The Linux atop command is a small and efficient tool for logging snapshots of your system in a top-like format over time. Allowing you to review your server’s processes back in time.
Atop is an ASCII full-screen performance monitor which can log and report the activity of all server processes. One feature I really like is that atop will stay active in the background for long-term server analysis (up to 28 days by default).https://haydenjames.io/use-atop-linux-server-performance-analysis/
The “atop” package is available on most modern Linux distributions as the package “atop”. For Ubuntu/GridPane folks, you can install it using the following command.
apt-get install atop
Once atop is installed, you will need to ensure that it is running as a service and that it starts on boot if your server is rebooted.
systemctl enable atop systemctl start atop
By default, atop will take a snapshot every 600 seconds; you may want to bring this down to 300 seconds which you can do so by running the following command.

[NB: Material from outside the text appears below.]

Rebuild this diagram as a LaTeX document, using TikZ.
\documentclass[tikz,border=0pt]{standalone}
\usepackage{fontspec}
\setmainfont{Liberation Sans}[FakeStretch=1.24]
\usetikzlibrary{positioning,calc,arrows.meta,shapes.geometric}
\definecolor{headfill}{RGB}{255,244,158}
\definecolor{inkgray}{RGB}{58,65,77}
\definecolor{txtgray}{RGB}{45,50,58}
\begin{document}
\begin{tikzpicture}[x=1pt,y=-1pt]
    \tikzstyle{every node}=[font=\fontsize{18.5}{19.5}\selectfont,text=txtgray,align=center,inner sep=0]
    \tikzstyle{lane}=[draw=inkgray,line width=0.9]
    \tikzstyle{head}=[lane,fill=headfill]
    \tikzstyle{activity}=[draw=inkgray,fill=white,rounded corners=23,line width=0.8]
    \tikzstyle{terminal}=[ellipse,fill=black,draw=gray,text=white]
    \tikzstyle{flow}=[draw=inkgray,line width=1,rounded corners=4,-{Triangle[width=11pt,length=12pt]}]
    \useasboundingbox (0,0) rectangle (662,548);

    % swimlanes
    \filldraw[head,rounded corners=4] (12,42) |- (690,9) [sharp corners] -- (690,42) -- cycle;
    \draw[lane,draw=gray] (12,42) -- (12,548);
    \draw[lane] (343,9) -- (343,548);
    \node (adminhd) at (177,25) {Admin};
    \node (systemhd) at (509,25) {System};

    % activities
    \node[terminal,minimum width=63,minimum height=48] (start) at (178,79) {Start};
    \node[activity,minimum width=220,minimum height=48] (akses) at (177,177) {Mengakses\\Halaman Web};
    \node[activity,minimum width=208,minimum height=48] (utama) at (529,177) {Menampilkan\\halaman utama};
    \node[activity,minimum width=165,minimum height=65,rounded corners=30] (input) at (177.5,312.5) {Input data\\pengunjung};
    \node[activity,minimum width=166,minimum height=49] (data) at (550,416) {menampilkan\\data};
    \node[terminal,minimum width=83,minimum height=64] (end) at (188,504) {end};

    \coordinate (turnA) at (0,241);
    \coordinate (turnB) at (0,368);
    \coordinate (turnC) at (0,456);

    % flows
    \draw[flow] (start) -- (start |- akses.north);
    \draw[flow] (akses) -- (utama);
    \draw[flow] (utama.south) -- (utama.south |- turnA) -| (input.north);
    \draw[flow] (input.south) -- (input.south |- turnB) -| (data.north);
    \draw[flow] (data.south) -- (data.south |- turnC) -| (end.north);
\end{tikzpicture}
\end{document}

sudo sed -i -e 's/INTERVAL=600/INTERVAL=300/g' /usr/share/atop/atop.daily sudo systemctl restart atop
You can view the historic data of atop through SSH by running the atop command and providing an atop raw data file. The raw data files are located in /var/log/atop, you’ll see that there is a file generated for each day.
Once inside the /var/log/atop directory, you can then use the atop command with the -r switch to read an atop raw data file.
atop -r atop_20221123
As you can see from the screenshot above, quite a bit of data is shown. You’ll notice on the top left-hand side the date and time. You can move forward and backwards using the following keys:
- t – Show next.
- T (Shift +t) – Show previous.
If you have the date and time of the spike in resources, you can find out what processes were running at that time and hopefully find a culprit that caused the resource increase.
You might have heard about Netdata; free software runs an agent on your server to collect operating system metrics. The agent reports back to the netdata.cloud where it’s processed graphed out, and an email alert is sent out if there’s an issue.
You can install Netdata on almost any server; it’s pretty versatile. You visit the Netdata website, sign up and then add a node. You will be given a command to run on your server as root. There may be special considerations when using platforms like GridPane or Runcloud.
Below is a guide on how to install Netdata on GridPane.
The guide doesn’t cover enabling MySQL, Nginx or PHP-FPM, which require additional server configuration.
You’ll want to ensure that every site has its own system user, not only because it’s important for security, you can then see each site’s CPU usage under User->CPU and identify if a single site is the cause of the high CPU usage.
I have not installed Netdata on Runcloud. However, it shouldn’t be much different than GridPane. You will likely need additional configuration to enable MySQL, Nginx and PHP-FPM.
- 08-28-2023 – A bit of an Overhaul and a section about PHP Workers.
- 03-31-2023 – Fleshed out Netdata section.
- 11-23-2022 – Renamed article to include memory as well as CPU. Added section on reading atop history.